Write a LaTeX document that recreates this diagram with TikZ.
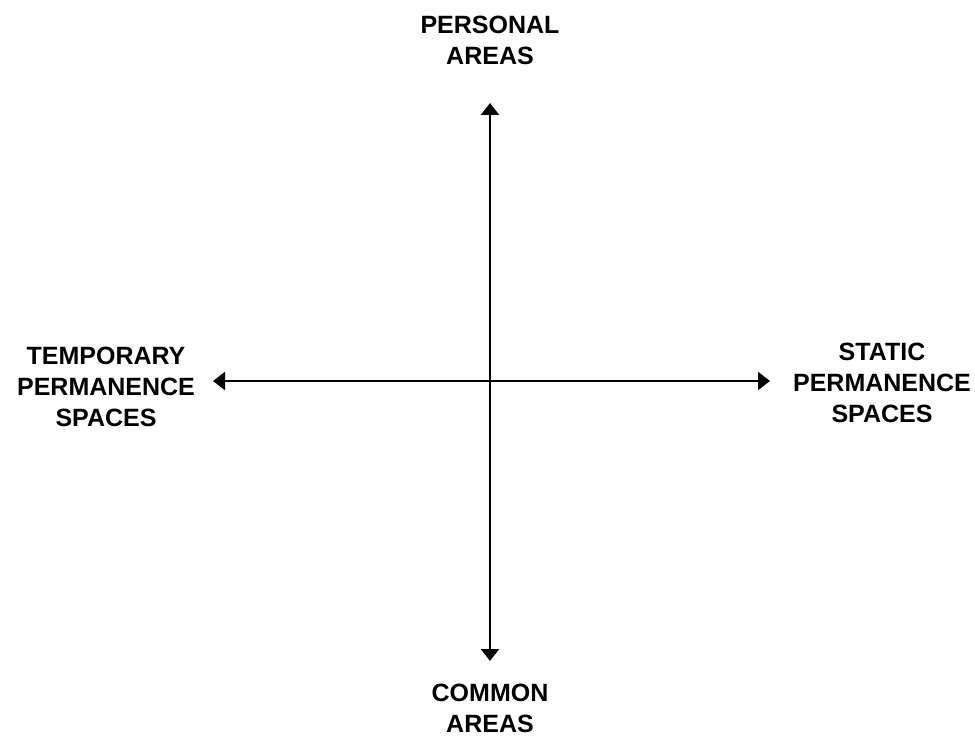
\documentclass[tikz,border=0pt]{standalone}
\usepackage{fontspec}
\setmainfont{Liberation Sans}
\usetikzlibrary{arrows.meta, positioning}

\begin{document}
\begin{tikzpicture}[
  x=1pt, y=-1pt,
  >={Triangle[length=12pt, width=18pt]},
  axis/.style={<->, line width=2.2pt, black},
  lbl/.style={align=center, inner sep=0pt, font=\fontsize{25}{31}\selectfont\bfseries},
]
\useasboundingbox (0,0) rectangle (975,738);

% axis ends
\coordinate (top) at (490,103);
\coordinate (bottom) at (490,661);
\coordinate (left) at (213,381);
\coordinate (right) at (770,381);

% labels
\node[lbl] (personal) at (490,40) {PERSONAL\\AREAS};
\node[lbl] (common) at (490,708) {COMMON\\AREAS};
\node[lbl] (temporary) at (106,387) {TEMPORARY\\PERMANENCE\\SPACES};
\node[lbl] (static) at (882,383) {STATIC\\PERMANENCE\\SPACES};

% axes
\draw[axis] (top) -- (bottom);
\draw[axis] (left) -- (right);

\end{tikzpicture}
\end{document}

○ ○ ○

■ **Your task**:
Return each line exactly as written. Any picture gets left out.

■ **Output**:
Write a LaTeX document that recreates this diagram with TikZ.
\documentclass[tikz,border=0pt]{standalone}
\usepackage{fontspec}
\setmainfont{Liberation Sans}
\usetikzlibrary{arrows.meta, positioning}

\begin{document}
\begin{tikzpicture}[
  x=1pt, y=-1pt,
  >={Triangle[length=12pt, width=18pt]},
  axis/.style={<->, line width=2.2pt, black},
  lbl/.style={align=center, inner sep=0pt, font=\fontsize{25}{31}\selectfont\bfseries},
]
\useasboundingbox (0,0) rectangle (975,738);

% axis ends
\coordinate (top) at (490,103);
\coordinate (bottom) at (490,661);
\coordinate (left) at (213,381);
\coordinate (right) at (770,381);

% labels
\node[lbl] (personal) at (490,40) {PERSONAL\\AREAS};
\node[lbl] (common) at (490,708) {COMMON\\AREAS};
\node[lbl] (temporary) at (106,387) {TEMPORARY\\PERMANENCE\\SPACES};
\node[lbl] (static) at (882,383) {STATIC\\PERMANENCE\\SPACES};

% axes
\draw[axis] (top) -- (bottom);
\draw[axis] (left) -- (right);

\end{tikzpicture}
\end{document}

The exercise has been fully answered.